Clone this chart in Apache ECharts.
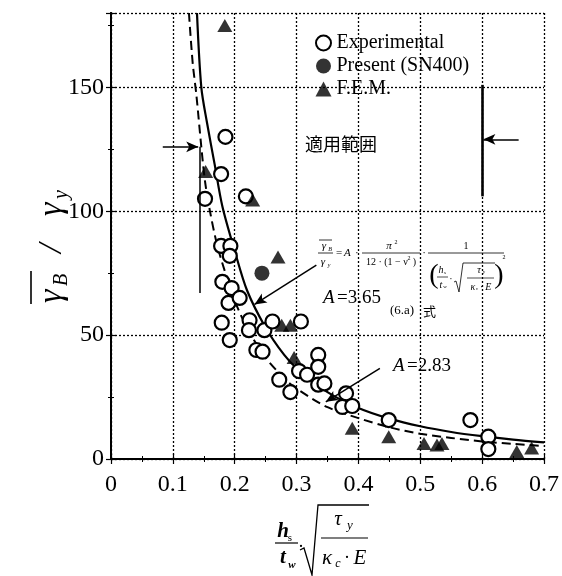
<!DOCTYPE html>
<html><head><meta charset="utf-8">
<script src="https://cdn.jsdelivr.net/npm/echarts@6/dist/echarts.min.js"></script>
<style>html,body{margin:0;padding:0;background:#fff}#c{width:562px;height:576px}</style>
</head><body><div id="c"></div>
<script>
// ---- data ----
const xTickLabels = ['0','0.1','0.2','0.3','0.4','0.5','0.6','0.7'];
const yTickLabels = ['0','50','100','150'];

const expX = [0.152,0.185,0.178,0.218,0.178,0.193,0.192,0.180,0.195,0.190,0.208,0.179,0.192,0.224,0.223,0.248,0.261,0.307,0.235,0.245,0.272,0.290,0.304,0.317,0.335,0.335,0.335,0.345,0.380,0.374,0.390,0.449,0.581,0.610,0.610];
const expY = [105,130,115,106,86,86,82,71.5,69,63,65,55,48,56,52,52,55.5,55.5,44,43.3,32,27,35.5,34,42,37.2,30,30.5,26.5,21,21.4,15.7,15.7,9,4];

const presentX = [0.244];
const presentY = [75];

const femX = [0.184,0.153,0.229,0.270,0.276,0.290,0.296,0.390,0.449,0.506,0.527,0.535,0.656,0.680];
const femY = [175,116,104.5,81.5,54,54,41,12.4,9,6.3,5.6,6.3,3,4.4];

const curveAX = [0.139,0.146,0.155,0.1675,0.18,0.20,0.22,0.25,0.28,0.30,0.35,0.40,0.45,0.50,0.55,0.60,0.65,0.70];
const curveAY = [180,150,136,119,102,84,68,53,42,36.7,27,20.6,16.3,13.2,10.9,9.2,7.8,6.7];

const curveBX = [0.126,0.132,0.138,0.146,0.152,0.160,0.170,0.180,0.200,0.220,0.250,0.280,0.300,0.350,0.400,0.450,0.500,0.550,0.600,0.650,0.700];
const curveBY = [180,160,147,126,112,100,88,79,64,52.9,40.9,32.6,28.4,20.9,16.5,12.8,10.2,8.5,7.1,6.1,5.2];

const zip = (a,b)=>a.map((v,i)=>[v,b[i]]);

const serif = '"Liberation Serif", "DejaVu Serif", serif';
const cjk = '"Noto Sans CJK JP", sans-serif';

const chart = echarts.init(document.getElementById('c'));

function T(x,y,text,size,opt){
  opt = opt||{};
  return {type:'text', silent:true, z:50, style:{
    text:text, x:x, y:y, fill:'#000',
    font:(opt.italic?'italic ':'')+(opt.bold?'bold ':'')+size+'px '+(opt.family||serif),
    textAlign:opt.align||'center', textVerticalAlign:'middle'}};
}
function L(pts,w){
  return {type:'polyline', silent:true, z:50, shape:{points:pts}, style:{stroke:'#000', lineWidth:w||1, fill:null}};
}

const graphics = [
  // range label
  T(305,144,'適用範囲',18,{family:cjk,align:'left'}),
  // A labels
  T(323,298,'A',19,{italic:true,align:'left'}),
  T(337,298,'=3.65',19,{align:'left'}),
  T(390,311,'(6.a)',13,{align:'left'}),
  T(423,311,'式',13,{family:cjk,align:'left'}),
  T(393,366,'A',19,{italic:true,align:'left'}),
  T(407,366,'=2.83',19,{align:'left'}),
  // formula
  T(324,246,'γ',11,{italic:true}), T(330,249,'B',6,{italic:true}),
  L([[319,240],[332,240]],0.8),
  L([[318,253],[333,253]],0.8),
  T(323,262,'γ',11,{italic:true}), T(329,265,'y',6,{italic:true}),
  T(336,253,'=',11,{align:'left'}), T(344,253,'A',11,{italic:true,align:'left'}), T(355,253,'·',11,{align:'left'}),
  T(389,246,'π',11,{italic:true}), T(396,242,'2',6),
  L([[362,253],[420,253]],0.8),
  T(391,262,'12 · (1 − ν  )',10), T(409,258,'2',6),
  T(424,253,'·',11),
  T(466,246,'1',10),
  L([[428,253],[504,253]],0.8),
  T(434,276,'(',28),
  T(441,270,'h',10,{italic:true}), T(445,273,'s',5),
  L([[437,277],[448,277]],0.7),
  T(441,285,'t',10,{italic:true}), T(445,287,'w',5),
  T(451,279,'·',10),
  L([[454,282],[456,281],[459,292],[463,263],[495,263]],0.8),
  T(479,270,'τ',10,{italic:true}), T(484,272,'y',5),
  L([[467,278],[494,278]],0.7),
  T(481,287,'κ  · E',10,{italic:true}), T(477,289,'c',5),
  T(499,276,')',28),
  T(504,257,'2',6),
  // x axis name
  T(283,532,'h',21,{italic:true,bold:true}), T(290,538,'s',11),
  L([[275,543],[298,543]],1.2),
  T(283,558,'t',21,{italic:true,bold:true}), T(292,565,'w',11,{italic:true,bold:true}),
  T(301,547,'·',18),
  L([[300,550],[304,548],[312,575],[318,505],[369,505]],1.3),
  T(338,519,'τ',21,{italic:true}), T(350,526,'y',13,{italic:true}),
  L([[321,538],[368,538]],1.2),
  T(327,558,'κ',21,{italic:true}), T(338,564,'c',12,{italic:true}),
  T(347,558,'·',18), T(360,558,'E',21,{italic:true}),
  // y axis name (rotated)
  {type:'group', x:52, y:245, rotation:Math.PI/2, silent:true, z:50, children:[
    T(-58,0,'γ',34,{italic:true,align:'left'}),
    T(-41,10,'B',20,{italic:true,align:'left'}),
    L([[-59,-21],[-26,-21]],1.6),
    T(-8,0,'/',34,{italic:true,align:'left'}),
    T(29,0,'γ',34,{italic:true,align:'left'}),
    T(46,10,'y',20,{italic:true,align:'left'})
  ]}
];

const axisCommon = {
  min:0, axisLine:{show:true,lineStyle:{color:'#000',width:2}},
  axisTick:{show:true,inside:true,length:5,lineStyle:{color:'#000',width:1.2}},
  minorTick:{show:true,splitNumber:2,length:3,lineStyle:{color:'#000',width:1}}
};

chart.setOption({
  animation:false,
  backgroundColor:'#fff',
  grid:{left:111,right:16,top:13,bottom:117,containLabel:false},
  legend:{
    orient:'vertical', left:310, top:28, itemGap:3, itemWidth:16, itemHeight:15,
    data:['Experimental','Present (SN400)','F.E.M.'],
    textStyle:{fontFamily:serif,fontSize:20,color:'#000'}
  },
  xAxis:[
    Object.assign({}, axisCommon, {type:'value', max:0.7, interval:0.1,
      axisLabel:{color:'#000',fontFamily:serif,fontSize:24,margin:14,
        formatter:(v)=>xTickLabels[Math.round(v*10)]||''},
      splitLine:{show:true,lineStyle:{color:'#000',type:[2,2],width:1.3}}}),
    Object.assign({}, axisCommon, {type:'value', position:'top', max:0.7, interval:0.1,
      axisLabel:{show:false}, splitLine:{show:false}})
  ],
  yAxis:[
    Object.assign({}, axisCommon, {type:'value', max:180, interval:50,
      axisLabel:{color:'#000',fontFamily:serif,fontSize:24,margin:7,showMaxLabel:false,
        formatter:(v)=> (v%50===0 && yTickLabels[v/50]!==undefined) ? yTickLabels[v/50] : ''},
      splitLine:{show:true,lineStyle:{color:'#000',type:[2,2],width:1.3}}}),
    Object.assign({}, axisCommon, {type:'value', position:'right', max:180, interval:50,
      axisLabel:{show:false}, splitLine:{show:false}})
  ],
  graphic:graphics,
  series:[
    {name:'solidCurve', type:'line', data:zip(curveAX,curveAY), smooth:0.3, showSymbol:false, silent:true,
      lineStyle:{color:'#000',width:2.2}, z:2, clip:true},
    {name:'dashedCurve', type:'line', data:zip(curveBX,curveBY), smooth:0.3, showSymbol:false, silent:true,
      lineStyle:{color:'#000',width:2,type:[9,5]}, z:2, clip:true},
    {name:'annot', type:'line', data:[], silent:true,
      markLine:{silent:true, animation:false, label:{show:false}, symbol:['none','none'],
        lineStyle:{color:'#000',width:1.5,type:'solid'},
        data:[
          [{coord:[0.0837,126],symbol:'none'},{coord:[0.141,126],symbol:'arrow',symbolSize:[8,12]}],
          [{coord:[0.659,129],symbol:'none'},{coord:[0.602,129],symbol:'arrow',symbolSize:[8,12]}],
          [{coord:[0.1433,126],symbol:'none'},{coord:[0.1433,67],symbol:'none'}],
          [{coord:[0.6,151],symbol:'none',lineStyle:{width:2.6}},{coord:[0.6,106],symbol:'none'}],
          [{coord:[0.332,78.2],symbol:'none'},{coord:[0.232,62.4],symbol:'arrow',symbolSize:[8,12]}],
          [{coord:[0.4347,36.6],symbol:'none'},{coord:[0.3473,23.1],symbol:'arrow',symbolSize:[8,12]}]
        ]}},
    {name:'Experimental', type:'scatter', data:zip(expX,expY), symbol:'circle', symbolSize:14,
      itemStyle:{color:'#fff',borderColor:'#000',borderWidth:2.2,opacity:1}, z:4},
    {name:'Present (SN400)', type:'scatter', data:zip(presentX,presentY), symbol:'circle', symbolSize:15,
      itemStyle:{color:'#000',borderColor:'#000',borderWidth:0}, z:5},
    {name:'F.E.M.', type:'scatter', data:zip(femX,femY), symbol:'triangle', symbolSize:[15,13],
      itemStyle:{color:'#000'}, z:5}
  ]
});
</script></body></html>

--*--

From the first line above down to the line with "const yTickLabels = ['0','50','100','150'];", reproduce every line and no others, omitting pictures.

Clone this chart in Apache ECharts.
<!DOCTYPE html>
<html><head><meta charset="utf-8">
<script src="https://cdn.jsdelivr.net/npm/echarts@6/dist/echarts.min.js"></script>
<style>html,body{margin:0;padding:0;background:#fff}#c{width:562px;height:576px}</style>
</head><body><div id="c"></div>
<script>
// ---- data ----
const xTickLabels = ['0','0.1','0.2','0.3','0.4','0.5','0.6','0.7'];
const yTickLabels = ['0','50','100','150'];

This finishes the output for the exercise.